With the U.S. debut of the STAR TREK ENTERPRISE third season premiere now just hours away, the reviews are beginning to flow in.
Salon weighs in on tonight's episode, "The Xindi," saying it adequately jump starts the series.
"In the season premiere, we see Archer bribing a sleazy mining official for an interview with his Xindi employee," writes reviewer
Sumana Harihareswara "Far from home and out of its depth, the crew is bound to experience some blowback, as it indeed does here. I want to see more of this. I want to see ENTERPRISE compensate for drawing the analogy between 9/11 and this ahistorical, unpreventable alien massacre. "Enterprise" can redeem itself by emphasizing that our incidents and relationships with other races have ramifications, that there are other fish in the pond."
She concludes that "ENTERPRISE's new, darker and denser story arc holds a promise even more alluring than Jolene Blalock's bum."
Over at
IGN FilmForce, reviewer
KJB lets his opinion known immediately: "a pile of dung still smells like a pile of dung even if you try to call it a rose."
IGN gives the episode only one out of five stars in its blistering review.
"The 'tension' aboard the ship is expressed mainly by the characters acting pissy instead of pissed off, which is what I'm assuming they were going for," KJB continues. "Despite Brannon Braga's statements to the contrary, the emotions are obviously meant to mirror the emotions right after the September 11th, 2001 attacks in the United States but we just don't get that from our main characters."
IGN wasn't impressed with the Xindi, either.

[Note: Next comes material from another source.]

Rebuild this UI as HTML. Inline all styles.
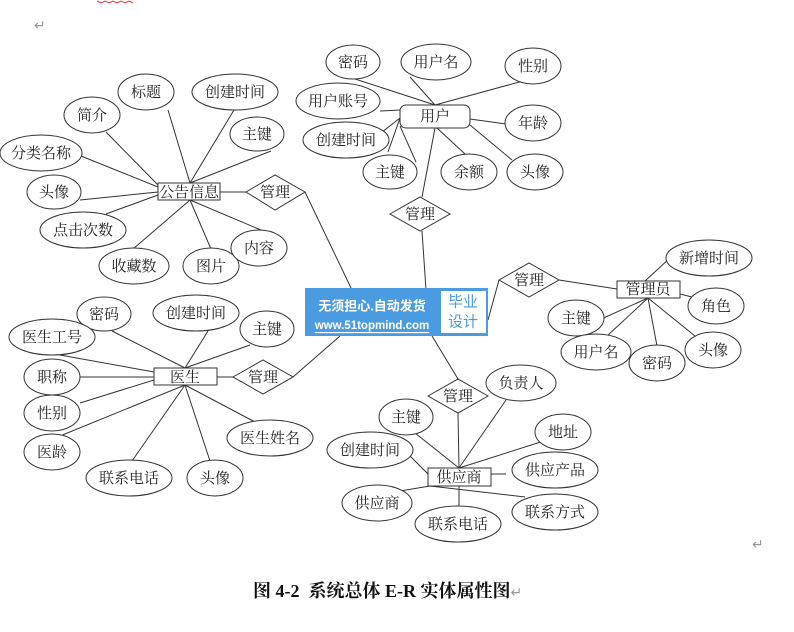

"The alien species that populate the Expanse look like little more than bad Farscape knock offs - they look weird but still way too conventional to be truly unique (as many of FARSCAPE's aliens were) but too strange to buy any sort of credibility with the audience."
Meanwhile, producer/co-creator
Brannon Braga is on the horn again today, in new interviews with several newspapers around the country. Speaking with the
Baltimore Sun, Braga reiterates remarks made all summer long that putting Earth in jeopardy--like STAR TREK IV: THE VOYAGE HOME--should lead to success.
"We're making very dramatic, and hopefully, effective changes to the show because they are creatively stimulating and because we're trying, of course we're trying, to generate viewer interest," Braga told the Sun. "A lot of people are like, 'Are you doing this because of the ratings?' Well yeah! What television show in the history of television doesn't try to get better ratings?"
The director of the cited top-grossing TREK pic,
Leonard Nimoy told the Sun he's not sure if the formula is so simple.
"It just doesn't seem to me to start out on a premise that if Earth is in trouble we'll have a success," Nimoy says. "I just don't get it. We had an enormous number of wonderful episodes in the original classic series where Earth was not in danger. I thought the episodes worked very well."
Braga continues with the
Salt Lake Tribune: "The challenge we face is ourselves. But, you know, it doesn't mean that we're not still having fun and feeling very creative about the show. And we believe very strongly that 'Star Trek' is still a very viable franchise."